Cédée à Rollon par le traité de Saint-Clair-sur-Epte, la ville de Rouen fut jusqu'en 1204 la capitale politique et religieuse de la Normandie. C'est dans la cathédrale Notre-Dame, église-mère de la province, que furent inhumés Rollon († vers 932), son fils Guillaume-Longue-Epée († 942) et plusieurs autres membres de la famille princière. Siège du principal atelier monétaire du duché, Rouen fut aussi une ville marchande de rang international, probablement la plus importante de ce côté-ci de la Manche à partir de l'An Mille.
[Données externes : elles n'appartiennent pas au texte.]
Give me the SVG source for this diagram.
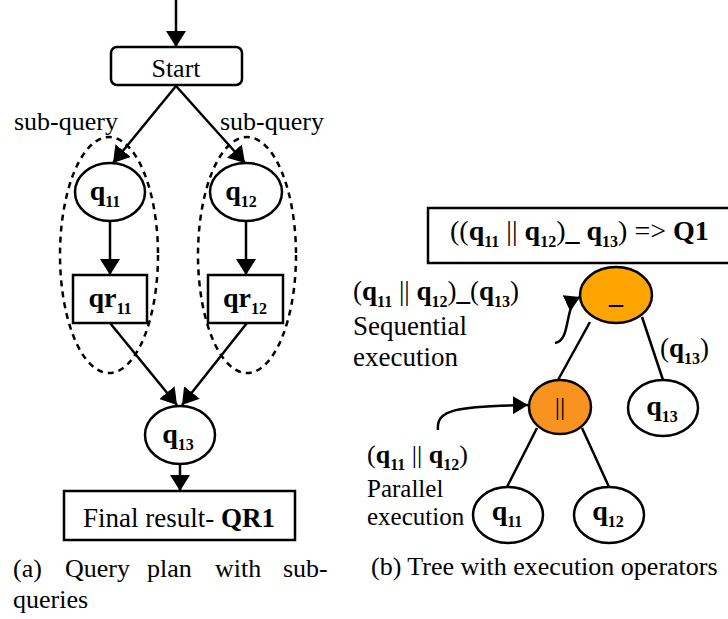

Les deux principales étapes de la renaissance de cette métropole après les invasions scandinaves furent le repeuplement de la ville forte du Bas-Empire - dite "la cité" - autour des années 888-890, puis la reconquête des faubourgs à partir du milieu du Xe siècle. La cité était la place centrale du pouvoir. C'est dans son périmètre que s'élevaient le palais des ducs, transféré de l'angle sud-ouest de l'enceinte à son angle sud-est au temps de Richard Ier († 996), et la cathédrale avec ses dépendances et les édifices communs ou privés des chanoines de Notre-Dame. La cité contenait aussi nombre "d'hôtels" seigneuriaux et de riches demeures de dignitaires laïques et ecclésiastiques, souvent bâties en pierre de taille, au milieu de jardins et de vergers. Dans le quartier de la rue aux Juifs, centre de la bourgeoisie d'affaires, l'archéologie a livré les vestiges de plusieurs résidences de ce type, nommées "soliers" dans les premiers textes en langue française. Un seul monastère est connu dans la ville intra-muros, l'abbaye féminine de Saint-Amand près de la Porte-du-Robec, fondée vers 1030 par un vicomte de Rouen.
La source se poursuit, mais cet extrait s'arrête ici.